Birthday Parties: When Your Child Isn’t Invited

It’s happened before. I’ve caught wind of a birthday party that my daughter wasn’t invited to. Facebook especially has a way of letting the cat of the bag on these things. However, until recently, the lack of a party invite was never this blatant to my daughter. A few weeks ago she came home from school very excited about her close friend’s birthday party on Sunday. This upcoming Sunday? I definitely didn’t see an invitation for this.

My immediate reaction was to be honest and tell my daughter I hadn’t seen an invite for this particular party. I explained that it was probably a small party, just a few friends or that maybe there wasn’t a party at all. But my daughter came home on two more occasions with a similar story and more details. What the party would entail, who was going and yes, that I clearly missed the invitation according to her friend – a friend she’s known for two years. Four days before the party, with more insistence from my daughter that she was invited, I decided maybe I did miss something.

So, I emailed the mom. Yes, I actually emailed the mom (gasp!). I explained that my daughter (and the birthday girl) had insisted we missed the invitation.

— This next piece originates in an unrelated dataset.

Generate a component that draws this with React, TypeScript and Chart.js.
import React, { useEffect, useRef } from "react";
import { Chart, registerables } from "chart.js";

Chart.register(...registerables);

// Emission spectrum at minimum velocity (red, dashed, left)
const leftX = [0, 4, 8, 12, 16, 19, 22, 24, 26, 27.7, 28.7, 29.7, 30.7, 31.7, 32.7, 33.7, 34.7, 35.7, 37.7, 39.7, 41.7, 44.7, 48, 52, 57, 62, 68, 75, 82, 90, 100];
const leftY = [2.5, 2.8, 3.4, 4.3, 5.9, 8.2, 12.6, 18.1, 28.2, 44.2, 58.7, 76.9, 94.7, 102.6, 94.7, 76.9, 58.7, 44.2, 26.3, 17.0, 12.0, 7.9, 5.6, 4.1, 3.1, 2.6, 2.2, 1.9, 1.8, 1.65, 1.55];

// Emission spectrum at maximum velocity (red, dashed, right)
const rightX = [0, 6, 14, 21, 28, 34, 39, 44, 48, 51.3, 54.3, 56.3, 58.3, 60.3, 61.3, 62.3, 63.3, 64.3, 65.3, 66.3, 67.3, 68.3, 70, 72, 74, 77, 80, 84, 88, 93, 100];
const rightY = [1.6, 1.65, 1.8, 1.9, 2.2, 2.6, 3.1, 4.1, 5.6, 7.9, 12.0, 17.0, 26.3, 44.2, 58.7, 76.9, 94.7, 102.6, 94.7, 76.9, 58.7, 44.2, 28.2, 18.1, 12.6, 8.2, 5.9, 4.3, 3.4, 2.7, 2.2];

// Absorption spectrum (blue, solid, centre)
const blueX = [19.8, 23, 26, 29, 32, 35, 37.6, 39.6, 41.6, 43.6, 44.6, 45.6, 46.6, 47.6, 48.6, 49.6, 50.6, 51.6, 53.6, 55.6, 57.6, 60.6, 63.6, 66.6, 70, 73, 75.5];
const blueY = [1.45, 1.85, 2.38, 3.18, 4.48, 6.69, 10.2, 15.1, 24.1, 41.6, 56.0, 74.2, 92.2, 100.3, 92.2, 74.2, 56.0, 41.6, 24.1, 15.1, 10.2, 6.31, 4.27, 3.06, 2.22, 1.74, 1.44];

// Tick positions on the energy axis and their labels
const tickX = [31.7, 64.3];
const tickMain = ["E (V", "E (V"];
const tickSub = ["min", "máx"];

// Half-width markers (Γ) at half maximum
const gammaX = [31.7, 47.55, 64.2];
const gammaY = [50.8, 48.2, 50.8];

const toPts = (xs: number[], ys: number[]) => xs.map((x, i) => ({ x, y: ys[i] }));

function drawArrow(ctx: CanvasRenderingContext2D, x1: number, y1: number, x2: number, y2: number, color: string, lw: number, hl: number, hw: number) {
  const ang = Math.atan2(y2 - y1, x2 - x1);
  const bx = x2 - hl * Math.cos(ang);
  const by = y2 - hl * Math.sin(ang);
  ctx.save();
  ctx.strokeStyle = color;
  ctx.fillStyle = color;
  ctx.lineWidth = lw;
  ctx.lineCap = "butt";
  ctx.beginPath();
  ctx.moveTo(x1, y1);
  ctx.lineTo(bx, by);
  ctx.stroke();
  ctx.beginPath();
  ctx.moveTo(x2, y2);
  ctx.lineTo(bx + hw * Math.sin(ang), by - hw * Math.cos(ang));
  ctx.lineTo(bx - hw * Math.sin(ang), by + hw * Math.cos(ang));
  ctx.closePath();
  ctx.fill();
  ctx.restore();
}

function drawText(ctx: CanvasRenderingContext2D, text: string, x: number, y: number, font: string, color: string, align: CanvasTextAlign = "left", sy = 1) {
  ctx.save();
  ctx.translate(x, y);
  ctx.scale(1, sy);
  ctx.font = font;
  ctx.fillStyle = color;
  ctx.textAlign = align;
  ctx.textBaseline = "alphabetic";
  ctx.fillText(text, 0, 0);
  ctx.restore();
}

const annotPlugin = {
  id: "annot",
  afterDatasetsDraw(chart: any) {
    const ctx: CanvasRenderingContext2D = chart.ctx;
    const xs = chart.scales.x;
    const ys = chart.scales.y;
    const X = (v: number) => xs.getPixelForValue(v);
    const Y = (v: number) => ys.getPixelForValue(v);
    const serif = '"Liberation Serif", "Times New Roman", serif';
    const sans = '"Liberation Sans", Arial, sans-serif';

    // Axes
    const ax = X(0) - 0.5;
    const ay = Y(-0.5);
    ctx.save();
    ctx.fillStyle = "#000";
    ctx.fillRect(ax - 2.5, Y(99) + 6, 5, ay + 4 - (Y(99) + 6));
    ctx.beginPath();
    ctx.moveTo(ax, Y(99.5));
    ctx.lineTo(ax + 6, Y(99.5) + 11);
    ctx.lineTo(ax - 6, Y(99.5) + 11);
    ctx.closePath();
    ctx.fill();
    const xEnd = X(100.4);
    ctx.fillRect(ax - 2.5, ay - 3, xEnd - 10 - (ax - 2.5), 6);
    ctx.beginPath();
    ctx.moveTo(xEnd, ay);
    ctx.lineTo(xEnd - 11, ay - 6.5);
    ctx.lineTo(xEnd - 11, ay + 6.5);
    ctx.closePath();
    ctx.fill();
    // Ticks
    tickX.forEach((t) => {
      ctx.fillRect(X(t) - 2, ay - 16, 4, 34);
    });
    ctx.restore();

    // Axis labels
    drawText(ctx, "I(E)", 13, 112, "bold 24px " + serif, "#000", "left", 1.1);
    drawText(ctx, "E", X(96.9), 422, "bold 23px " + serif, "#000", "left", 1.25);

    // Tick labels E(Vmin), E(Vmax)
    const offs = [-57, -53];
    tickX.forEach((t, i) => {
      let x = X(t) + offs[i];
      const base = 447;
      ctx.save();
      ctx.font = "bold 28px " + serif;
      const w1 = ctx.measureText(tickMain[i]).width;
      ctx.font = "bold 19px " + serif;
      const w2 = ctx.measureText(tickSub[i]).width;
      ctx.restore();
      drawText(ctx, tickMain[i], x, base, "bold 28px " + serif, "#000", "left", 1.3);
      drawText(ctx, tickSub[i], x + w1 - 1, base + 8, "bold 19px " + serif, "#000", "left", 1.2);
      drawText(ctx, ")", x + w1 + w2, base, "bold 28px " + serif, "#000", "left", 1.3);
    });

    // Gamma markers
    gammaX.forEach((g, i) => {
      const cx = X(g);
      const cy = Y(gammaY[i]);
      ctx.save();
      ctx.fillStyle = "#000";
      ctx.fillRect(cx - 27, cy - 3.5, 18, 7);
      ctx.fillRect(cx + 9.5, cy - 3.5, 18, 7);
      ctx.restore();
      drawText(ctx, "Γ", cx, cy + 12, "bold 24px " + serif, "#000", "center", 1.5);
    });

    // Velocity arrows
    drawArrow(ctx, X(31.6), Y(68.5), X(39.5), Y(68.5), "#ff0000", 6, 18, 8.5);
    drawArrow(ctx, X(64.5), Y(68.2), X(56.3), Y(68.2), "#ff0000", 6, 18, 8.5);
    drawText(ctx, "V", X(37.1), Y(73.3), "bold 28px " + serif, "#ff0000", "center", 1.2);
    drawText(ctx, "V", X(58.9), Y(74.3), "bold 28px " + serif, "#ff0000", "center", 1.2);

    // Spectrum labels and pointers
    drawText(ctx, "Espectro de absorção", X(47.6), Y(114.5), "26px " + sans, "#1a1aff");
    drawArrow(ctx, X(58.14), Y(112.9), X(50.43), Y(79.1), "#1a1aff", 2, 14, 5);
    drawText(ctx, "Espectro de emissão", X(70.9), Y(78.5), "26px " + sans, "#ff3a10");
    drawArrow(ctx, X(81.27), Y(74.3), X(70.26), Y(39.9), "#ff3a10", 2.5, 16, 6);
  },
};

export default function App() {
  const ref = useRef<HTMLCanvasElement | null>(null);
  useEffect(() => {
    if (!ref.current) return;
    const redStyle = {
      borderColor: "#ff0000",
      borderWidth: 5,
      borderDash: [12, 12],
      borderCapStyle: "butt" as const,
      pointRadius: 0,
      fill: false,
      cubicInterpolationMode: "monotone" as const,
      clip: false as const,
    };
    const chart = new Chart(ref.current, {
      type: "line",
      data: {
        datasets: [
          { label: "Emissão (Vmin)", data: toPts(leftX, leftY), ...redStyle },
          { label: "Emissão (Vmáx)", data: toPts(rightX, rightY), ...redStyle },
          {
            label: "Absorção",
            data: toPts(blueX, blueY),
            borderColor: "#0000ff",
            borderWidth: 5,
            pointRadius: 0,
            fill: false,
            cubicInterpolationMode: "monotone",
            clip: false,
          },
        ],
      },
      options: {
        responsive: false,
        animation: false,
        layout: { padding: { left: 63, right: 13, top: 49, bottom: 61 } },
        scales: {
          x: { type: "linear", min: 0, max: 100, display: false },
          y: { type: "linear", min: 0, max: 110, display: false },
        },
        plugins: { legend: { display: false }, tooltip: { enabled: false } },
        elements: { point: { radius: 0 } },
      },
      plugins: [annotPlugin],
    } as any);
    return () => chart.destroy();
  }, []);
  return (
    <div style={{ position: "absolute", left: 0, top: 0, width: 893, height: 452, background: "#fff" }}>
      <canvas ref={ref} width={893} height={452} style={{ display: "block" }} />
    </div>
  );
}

I didn’t tell her I knew who was coming or where they were going or all the little details. I just said that I didn’t want to be rude and not RSVP. After I sent the email my stomach was in knots for hours. Did I do the right thing? Maybe I should have waited for her to email me and ask if we were coming? Did I make this more awkward? I didn’t want her to feel like she needed to invite my daughter.

Several hours later I heard back from the mom and in fact there was no “party” she explained but rather her daughter and a couple friends were going to the movies to celebrate her birthday. She explained with it being so close to Christmas, having a big party was just too much. She apologized that her daughter had been so vocal about the celebration and that they had a talk about not discussing her upcoming movie trip at school, particularly with those not invited. I appreciated her email, her understanding why this would be so hard for my daughter to grasp. And frankly, while she didn’t say it, I appreciate her understanding how the other girls in the class would feel. And that’s all a mom can ask for.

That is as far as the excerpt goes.